"But darkness
was here yesterday. Imagine the feelings of a commander of a fine--what
d'ye call 'em?--trireme in the Mediterranean, ordered suddenly to the
north; run overland across the Gauls in a hurry; put in charge of one of
these craft the legionaries--a wonderful lot of handy men they must
have been, too--used to build, apparently by the hundred, in a month or
two, if we may believe what we read. Imagine him here--the very end of
the world, a sea the colour of lead, a sky the colour of smoke, a kind
of ship about as rigid as a concertina-- and going up this river with
stores, or orders, or what you like. Sand-banks, marshes, forests,
savages,--precious little to eat fit for a civilized man, nothing but
Thames water to drink.
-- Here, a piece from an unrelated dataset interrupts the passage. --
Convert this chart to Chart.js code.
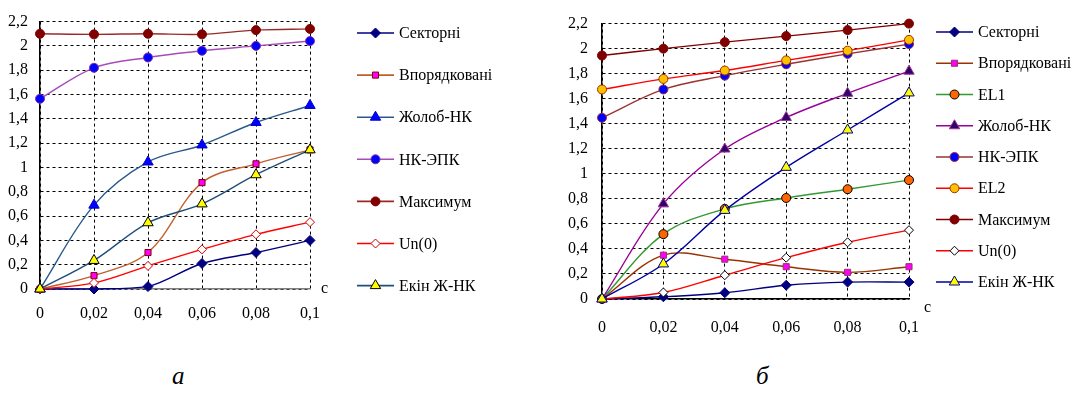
<!DOCTYPE html>
<html>
<head>
<meta charset="utf-8">
<script src="https://cdn.jsdelivr.net/npm/chart.js@4.4.1/dist/chart.umd.min.js"></script>
<style>
  html, body { margin: 0; padding: 0; background: #fff; }
  body { width: 1077px; height: 394px; position: relative; overflow: hidden; font-family: "Liberation Serif", serif; }
  #wa { position: absolute; left: 0; top: 0; width: 520px; height: 330px; }
  #wb { position: absolute; left: 540px; top: 0; width: 537px; height: 345px; }
  .cap { position: absolute; top: 362px; font-style: italic; font-size: 25px; font-family: "Liberation Serif", serif; }
  .pre { position: absolute; left: -999px; top: 0; font-family: "Liberation Serif"; font-size: 16px; }
</style>
</head>
<body>
<div class="pre">Секторні 0,02</div>
<div id="wa"><canvas id="ca"></canvas></div>
<div id="wb"><canvas id="cb"></canvas></div>
<div class="cap" style="left:172px;">а</div>
<div class="cap" style="left:756px;">б</div>
<script>
// ---------- data ----------
const categories = ['0', '0,02', '0,04', '0,06', '0,08', '0,1'];
const unitLabel = 'с';

// chart а
const aSectorni = [0, 0, 0.02, 0.21, 0.30, 0.40];
const aVporiad  = [0, 0.11, 0.30, 0.875, 1.03, 1.145];
const aZholob   = [0, 0.69, 1.045, 1.185, 1.37, 1.51];
const aNkEpk    = [1.565, 1.82, 1.905, 1.96, 2.0, 2.04];
const aMax      = [2.10, 2.095, 2.10, 2.095, 2.13, 2.14];
const aUn0      = [0, 0.05, 0.19, 0.326, 0.45, 0.55];
const aEkin     = [0, 0.235, 0.545, 0.70, 0.94, 1.145];

// chart б
const bSectorni = [0, 0.018, 0.05, 0.11, 0.135, 0.135];
const bVporiad  = [0, 0.35, 0.318, 0.258, 0.213, 0.258];
const bEL1      = [0, 0.518, 0.72, 0.807, 0.877, 0.95];
const bZholob   = [0, 0.76, 1.198, 1.45, 1.643, 1.82];
const bNkEpk    = [1.448, 1.674, 1.784, 1.875, 1.958, 2.036];
const bEL2      = [1.674, 1.758, 1.825, 1.906, 1.984, 2.07];
const bMax      = [1.945, 2.0, 2.052, 2.10, 2.148, 2.2];
const bUn0      = [0, 0.052, 0.19, 0.33, 0.453, 0.55];
const bEkin     = [0, 0.28, 0.708, 1.052, 1.35, 1.646];

const yMin = 0, yMax = 2.2, yStep = 0.2;

// ---------- helpers ----------
const FONT = "'Liberation Serif', serif";
Chart.defaults.font.family = FONT;
function fmt(v) { return String(Math.round(v * 10) / 10).replace('.', ','); }

function ds(label, data, line, style, radius, fill, border, i) {
  return {
    label, data, borderColor: line, borderWidth: 1.4, tension: 0.35,
    pointStyle: style, pointRadius: radius, pointHoverRadius: radius,
    pointBackgroundColor: fill, pointBorderColor: border, pointBorderWidth: 1,
    fill: false, clip: false, order: -i
  };
}

const legendPlugin = {
  id: 'sideLegend',
  afterDraw(chart) {
    const o = chart.options.plugins.sideLegend;
    const ctx = chart.ctx;
    ctx.save();
    chart.data.datasets.forEach((d, i) => {
      const y = o.y0 + o.dy * i;
      ctx.strokeStyle = d.borderColor;
      ctx.lineWidth = 1.6;
      ctx.beginPath(); ctx.moveTo(o.x1, y); ctx.lineTo(o.x2, y); ctx.stroke();
      ctx.fillStyle = d.pointBackgroundColor;
      ctx.strokeStyle = d.pointBorderColor;
      ctx.lineWidth = 1;
      Chart.helpers.drawPoint(ctx, { pointStyle: d.pointStyle, radius: d.pointRadius, rotation: 0, borderWidth: 1 }, (o.x1 + o.x2) / 2, y);
      ctx.fillStyle = '#000';
      ctx.font = o.font;
      ctx.textBaseline = 'middle';
      ctx.textAlign = 'left';
      ctx.fillText(d.label, o.tx, y + 1);
    });
    // unit label at the end of the x axis
    const xs = chart.scales.x, ys = chart.scales.y;
    ctx.font = o.font;
    ctx.textBaseline = 'middle';
    ctx.fillText(unitLabel, xs.right + o.ux, ys.getPixelForValue(0) + o.uy);
    ctx.restore();
  }
};

function makeChart(id, datasets, cfg) {
  return new Chart(document.getElementById(id), {
    type: 'line',
    data: { labels: categories, datasets },
    plugins: [legendPlugin],
    options: {
      responsive: true, maintainAspectRatio: false, animation: false,
      layout: { padding: { top: cfg.top, right: cfg.right, left: 0, bottom: 0 } },
      plugins: { legend: { display: false }, tooltip: { enabled: false }, sideLegend: cfg.legend },
      scales: {
        x: {
          type: 'category', offset: false,
          grid: { color: '#000', lineWidth: 1, drawTicks: false },
          border: { color: cfg.xBorder, width: 1.5, dash: [3, 3] },
          ticks: { color: '#000', padding: cfg.xPad, font: { family: FONT, size: 16 }, maxRotation: 0, autoSkip: false },
          afterFit(s) { s.height = cfg.xH; }
        },
        y: {
          min: yMin, max: yMax,
          grid: { color: '#000', lineWidth: 1, drawTicks: false },
          border: { color: '#000', width: 1.5, dash: [3, 3] },
          ticks: { stepSize: yStep, color: '#000', padding: cfg.yPad, font: { family: FONT, size: 16 }, callback: v => fmt(v) },
          afterFit(s) { s.width = cfg.yW; }
        }
      }
    }
  });
}

function build() {
  makeChart('ca', [
    ds('Секторні', aSectorni, '#000080', 'rectRot', 5, '#000080', '#000080', 0),
    ds('Впорядковані', aVporiad, '#C0602F', 'rect', 4.3, '#FF00FF', '#800000', 1),
    ds('Жолоб-НК', aZholob, '#2A5A8A', 'triangle', 6, '#0000FF', '#0000CC', 2),
    ds('НК-ЭПК', aNkEpk, '#A64CB8', 'circle', 4.5, '#0000FF', '#8030A0', 3),
    ds('Максимум', aMax, '#9A2A2A', 'circle', 4.5, '#800000', '#800000', 4),
    ds('Un(0)', aUn0, '#FF0000', 'rectRot', 4.5, '#FFFFFF', '#CC0000', 5),
    ds('Екін Ж-НК', aEkin, '#1F4E79', 'triangle', 6, '#FFFF00', '#000000', 6)
  ], {
    top: 16, right: 210, yW: 40, xH: 41, xPad: 15, yPad: 12, xBorder: '#808080',
    legend: { x1: 357, x2: 394, tx: 399, y0: 33, dy: 42.1, font: '16px ' + FONT, ux: 11, uy: 0 }
  });

  makeChart('cb', [
    ds('Секторні', bSectorni, '#000080', 'rectRot', 5, '#000080', '#000080', 0),
    ds('Впорядковані', bVporiad, '#993300', 'rect', 4.3, '#FF00FF', '#993366', 1),
    ds('EL1', bEL1, '#339933', 'circle', 4.5, '#FF6600', '#000000', 2),
    ds('Жолоб-НК', bZholob, '#990099', 'triangle', 6, '#330066', '#993399', 3),
    ds('НК-ЭПК', bNkEpk, '#993333', 'circle', 4.5, '#0000FF', '#993333', 4),
    ds('EL2', bEL2, '#FF0000', 'circle', 4.5, '#FFC000', '#993300', 5),
    ds('Максимум', bMax, '#800000', 'circle', 4.5, '#800000', '#800000', 6),
    ds('Un(0)', bUn0, '#FF0000', 'rectRot', 4.5, '#FFFFFF', '#000000', 7),
    ds('Екін Ж-НК', bEkin, '#0000A0', 'triangle', 6, '#FFFF00', '#000080', 8)
  ], {
    top: 17, right: 168, yW: 62, xH: 46, xPad: 19, yPad: 14, xBorder: '#000000',
    legend: { x1: 396, x2: 433, tx: 438, y0: 32, dy: 31.25, font: '16px ' + FONT, ux: 15, uy: 9 }
  });
}

let built = false;
function go() { if (!built) { built = true; build(); } }
if (document.fonts && document.fonts.load) {
  Promise.all([document.fonts.load("16px 'Liberation Serif'", 'Секторні 0,02'), document.fonts.ready])
    .then(go, go);
  setTimeout(go, 1500);
} else { go(); }
</script>
</body>
</html>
No Falernian wine here, no going ashore. Here and
there a military camp lost in a wilderness, like a needle in a bundle
of hay--cold, fog, tempests, disease, exile, and death--death skulking
in the air, in the water, in the bush. They must have been dying like
flies here."
I thought this quote was a jem because it draws an obvious and almost direct parallel between ancient London and the Congo. Down to the forests and wilderness. This quote allows the reader to predict what the entire book will be about. Just as the men came to London and "suffered in an uncivilized" land, so did (I predict) Marlow during his adventure up the river.